Timberwolves

4/11 GAME NOTES: Timberwolves Unveil New Logo, Lose to Westbrook-less Thunder 100-98

It was a meaningless game against a team without their best player, so presumably the 19,356 people that showed up to the Target Center were there to see the new Minnesota Timberwolves logo. That might be a good thing in reality, because the Russell Westbrook-less Oklahoma City Thunder beat the Wolves 100-98.

“Low energy,” said head coach and president of basketball operations Tom Thibodeau. “They were big, so got behind quite a bit. The rebounding was problematic; reaction to the ball, we were lethargic.”

Minnesota got outscored 33-16 in the first quarter, and were down 56-43 at the half. Then they unveiled the new logo:

Or confirmed it, rather, since it had leaked earlier in the day. Still, the video was very well done. Narrated by Slug from Atmosphere, it features incredible shots of the Twin Cities, while taking the crowd through Timberwolves history: the Pooh Richardson/Bill Musselman/Timberpups era, the Kevin Garnett/Flip Saunders era and… well it had an image of Kevin Love and pretty much skipped past David Kahn and Jonny Flynn.

In fairness, the logo change was likely made to do just that — avoid associating the Karl-Anthony Towns, Andrew Wiggins and Thibodeau with Kaaaahhnnnnnnnnn!

This change is for the Purple One. For Malik. For Flip. The fans, and even the cynical media, loved it.

There was an easy narrative from here on out: the new logo is revealed, Minnesota comes back with inspired basketball and they win it in the end with a Wiggins jumper.

Well, two of those three things happened. The Wolves outscored the Thunder 29-15 in the third quarter, led late in the fourth… and then couldn’t make a stop down the stretch and Wiggins missed a shot at the buzzer.

“The same thing,” said Thibodeau, who saw his team lose to the Los Angeles Lakers on a buzzer-beater the game before. “We’re up, there’s 44 seconds to go, you don’t want to beat yourself, so you have to be disciplined. You don’t trick people, you just have to be sound.”

Minnesota was out-rebounded 54-35 and gave up 22 second-chance points.

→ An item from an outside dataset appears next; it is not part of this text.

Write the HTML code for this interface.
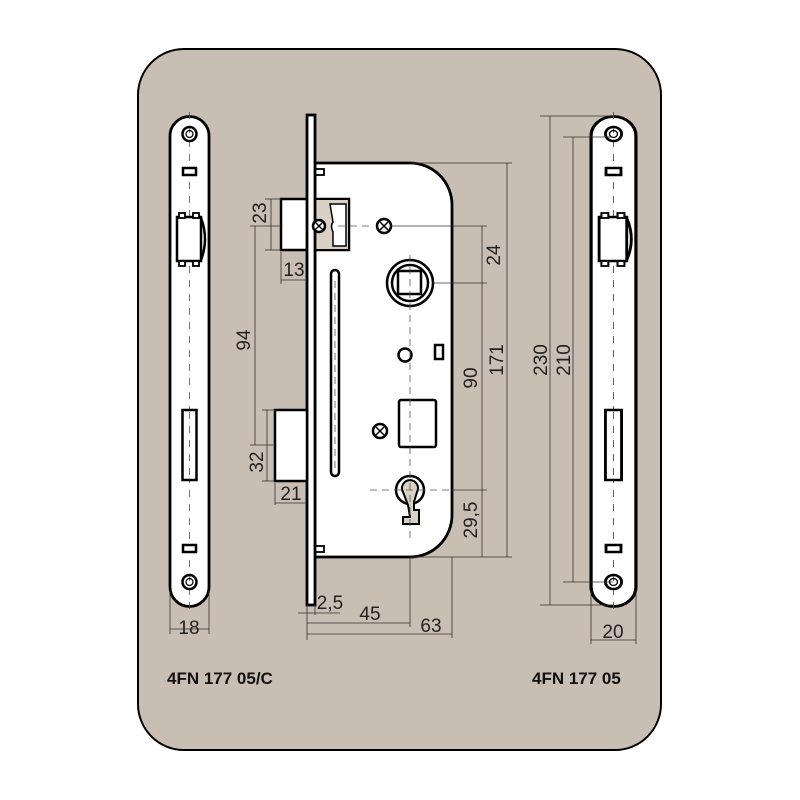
<!DOCTYPE html>
<html><head><meta charset="utf-8"><style>body{margin:0;background:#fff}svg{display:block}</style></head><body>
<svg width="800" height="800" viewBox="0 0 800 800" xmlns="http://www.w3.org/2000/svg" font-family="Liberation Sans, sans-serif">
<rect x="138" y="49" width="523" height="701" rx="46" fill="#c9beb3" stroke="#000" stroke-width="2"/>
<g id="plate">
<path d="M170,136 A19.5,19.5 0 0 1 209,136 L209,587 A19.5,19.5 0 0 1 170,587 Z" fill="#fff" stroke="#000" stroke-width="2.8"/>
<line x1="189.5" y1="112" x2="189.5" y2="615" stroke="#555" stroke-width="0.8" stroke-dasharray="7,7"/>
<circle cx="189.5" cy="134" r="7" fill="none" stroke="#000" stroke-width="2.5"/><circle cx="189.5" cy="134" r="3.5" fill="none" stroke="#000" stroke-width="1.2"/>
<circle cx="189.5" cy="582" r="7" fill="none" stroke="#000" stroke-width="2.5"/><circle cx="189.5" cy="582" r="3.5" fill="none" stroke="#000" stroke-width="1.2"/>
<rect x="183" y="168" width="13" height="7" fill="#fff" stroke="#000" stroke-width="2.5"/>
<rect x="183" y="545" width="13" height="7" fill="#fff" stroke="#000" stroke-width="2.5"/>
<rect x="177" y="217" width="24" height="44" fill="#fff" stroke="#000" stroke-width="2.5"/>
<path d="M201,218 Q209,239 201,260" fill="none" stroke="#000" stroke-width="2.5"/>
<rect x="179" y="213" width="6" height="5" fill="#fff" stroke="#000" stroke-width="1.8"/><rect x="193" y="213" width="6" height="5" fill="#fff" stroke="#000" stroke-width="1.8"/>
<rect x="179" y="261" width="6" height="5" fill="#fff" stroke="#000" stroke-width="1.8"/><rect x="193" y="261" width="6" height="5" fill="#fff" stroke="#000" stroke-width="1.8"/>
<rect x="182.5" y="410" width="14" height="70" fill="#fff" stroke="#000" stroke-width="2.5"/>
<line x1="189.5" y1="412" x2="189.5" y2="478" stroke="#555" stroke-width="0.8" stroke-dasharray="7,7"/>
</g>
<use href="#plate" transform="translate(613.5,0) scale(1.15,1) translate(-189.5,0)"/>
<g stroke="#333" stroke-width="0.8" fill="none">
<line x1="170" y1="590" x2="170" y2="634"/><line x1="209" y1="590" x2="209" y2="634"/><line x1="170" y1="629" x2="209" y2="629"/>
<line x1="591" y1="590" x2="591" y2="644"/><line x1="636" y1="590" x2="636" y2="644"/><line x1="591" y1="640" x2="636" y2="640"/>
<line x1="540" y1="116" x2="613" y2="116"/><line x1="540" y1="605" x2="613" y2="605"/><line x1="550" y1="116" x2="550" y2="605"/>
<line x1="563" y1="137" x2="613" y2="137"/><line x1="563" y1="582" x2="613" y2="582"/><line x1="573" y1="137" x2="573" y2="582"/>
</g>
<g font-size="19" fill="#222">
<text x="189" y="634" text-anchor="middle">18</text>
<text x="613" y="638" text-anchor="middle">20</text>
<text transform="translate(547,360) rotate(-90)" text-anchor="middle">230</text>
<text transform="translate(570,360) rotate(-90)" text-anchor="middle">210</text>
</g>
<!-- main lock -->
<path d="M315,163 L410,163 A42,42 0 0 1 452,205 L452,515 A42,42 0 0 1 410,557 L315,557 Z" fill="#fff" stroke="#000" stroke-width="2.8"/>
<rect x="315" y="169" width="9" height="6" fill="#fff" stroke="#000" stroke-width="1.8"/>
<rect x="315" y="546" width="9" height="6" fill="#fff" stroke="#000" stroke-width="1.8"/>
<rect x="281" y="199" width="68" height="51" fill="#fff" stroke="#000" stroke-width="2.5"/>
<rect x="312" y="199" width="37" height="51" fill="#d9d0c6" stroke="#000" stroke-width="2"/>
<path d="M330,204 L346,204 L346,246 L333,246 L333,232 Q330,226 333,222 Z" fill="#fff" stroke="#000" stroke-width="1.5"/>
<rect x="307" y="115" width="8" height="490" fill="#fff" stroke="#000" stroke-width="2.8"/>
<rect x="275" y="410" width="32" height="71" fill="#fff" stroke="#000" stroke-width="2.5"/>
<g stroke="#000" stroke-width="2.5" fill="#fff">
<circle cx="319" cy="226" r="6"/><circle cx="384" cy="226" r="7"/><circle cx="380" cy="431" r="7"/>
</g>
<g stroke="#000" stroke-width="1.5">
<path d="M315,222 l8,8 M323,222 l-8,8"/><path d="M380,222 l8,8 M388,222 l-8,8"/><path d="M376,427 l8,8 M384,427 l-8,8"/>
</g>
<rect x="331" y="270" width="8" height="206" rx="4" fill="#fff" stroke="#000" stroke-width="2.5"/>
<circle cx="410" cy="283" r="23" fill="#fff" stroke="#000" stroke-width="2.5"/>
<circle cx="410" cy="283" r="18" fill="none" stroke="#000" stroke-width="2.5"/>
<rect x="398" y="271" width="23" height="23" fill="#fff" stroke="#000" stroke-width="2.5"/>
<circle cx="405" cy="355" r="6.5" fill="#fff" stroke="#000" stroke-width="2.5"/>
<rect x="435" y="345" width="8" height="14" fill="#fff" stroke="#000" stroke-width="2.5"/>
<rect x="399" y="400" width="37" height="47" rx="2" fill="#fff" stroke="#000" stroke-width="2.5"/>
<circle cx="410" cy="490" r="14" fill="#fff" stroke="#000" stroke-width="2.5"/>
<path d="M403,492 A8,8 0 1 1 417,492 L414,502 L414,510 L419,510 L419,524 L403,524 L403,517 L410,517 L408,505 Z" fill="#d9d0c6" stroke="#000" stroke-width="2"/>
<g stroke="#555" stroke-width="0.8" fill="none" stroke-dasharray="7,5">
<line x1="410" y1="255" x2="410" y2="540"/><line x1="338" y1="226" x2="372" y2="226"/><line x1="370" y1="490" x2="452" y2="490"/><line x1="335" y1="281" x2="335" y2="470"/>
</g>
<g stroke="#333" stroke-width="0.8" fill="none">
<line x1="410" y1="163" x2="512" y2="163"/><line x1="410" y1="557" x2="512" y2="557"/><line x1="507" y1="163" x2="507" y2="557"/>
<line x1="390" y1="226" x2="487" y2="226"/><line x1="433" y1="283" x2="487" y2="283"/><line x1="482" y1="226" x2="482" y2="557"/><line x1="452" y1="490" x2="487" y2="490"/>
<line x1="265" y1="199" x2="281" y2="199"/><line x1="265" y1="250" x2="281" y2="250"/><line x1="271" y1="199" x2="271" y2="250"/>
<line x1="281" y1="252" x2="281" y2="284"/><line x1="281" y1="280" x2="307" y2="280"/>
<line x1="250" y1="226" x2="281" y2="226"/><line x1="255" y1="226" x2="255" y2="445"/><line x1="250" y1="445" x2="275" y2="445"/>
<line x1="262" y1="410" x2="275" y2="410"/><line x1="262" y1="481" x2="275" y2="481"/><line x1="267" y1="410" x2="267" y2="481"/>
<line x1="275" y1="483" x2="275" y2="505"/><line x1="275" y1="503" x2="307" y2="503"/>
<line x1="307" y1="605" x2="307" y2="640"/><line x1="315" y1="605" x2="315" y2="615"/><line x1="298" y1="613" x2="340" y2="613"/>
<line x1="410" y1="557" x2="410" y2="627"/><line x1="307" y1="623" x2="410" y2="623"/>
<line x1="452" y1="557" x2="452" y2="638"/><line x1="307" y1="634" x2="452" y2="634"/>
</g>
<g font-size="19" fill="#222">
<text transform="translate(266,213) rotate(-90)" text-anchor="middle">23</text>
<text x="294" y="276" text-anchor="middle">13</text>
<text transform="translate(250,340) rotate(-90)" text-anchor="middle">94</text>
<text transform="translate(263,462) rotate(-90)" text-anchor="middle">32</text>
<text x="291" y="500" text-anchor="middle">21</text>
<text transform="translate(500,255) rotate(-90)" text-anchor="middle">24</text>
<text transform="translate(477,378) rotate(-90)" text-anchor="middle">90</text>
<text transform="translate(503,360) rotate(-90)" text-anchor="middle">171</text>
<text transform="translate(477,520) rotate(-90)" text-anchor="middle">29,5</text>
<text x="330" y="609" text-anchor="middle">2,5</text>
<text x="370" y="620" text-anchor="middle">45</text>
<text x="431" y="632" text-anchor="middle">63</text>
</g>
<g font-size="17" font-weight="bold" fill="#111">
<text x="167" y="684">4FN 177 05/C</text>
<text x="532" y="684">4FN 177 05</text>
</g>
</svg>
</body></html>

“You gotta be ready for the physicality,” said Thibodeau, “and so the ball’s up on the board, you gotta be in a fight.”

The Wolves have now lost six of their past seven games going into their final contest at the Houston Rockets tomorrow. Asked if this tarnishes his perception of the team going forward, Thibodeau shook his head.

“You look at it in totality,” he said. “You don’t skip over anything. When the season’s over, you go through the whole season.”

It was a disappointing beginning to a makeover-inspired new era, but really the change begins next year. They’ll play in a renovated arena with new uniforms and presumably a revamped roster. One, they hope, that will get stops down the stretch.

Here is the Fox Sports North feed of Thibodeau’s post-game press conference:

Towns admitted that the team was lethargic in the beginning of the game and said things got out of control in the 4th quarter. “We just came out with low energy,” he said. “We started picking up energy in the second and third quarters. Fourth quarter we made it more of a bar fight, and we didn’t come out the winner.”

Wiggins was disappointed that the team couldn’t pull out a win in the team’s first final-game sellout since 1998. “This is a game we wanted to win,” he said. “A lot of fans came out. Sucks that we didn’t get a win for them.”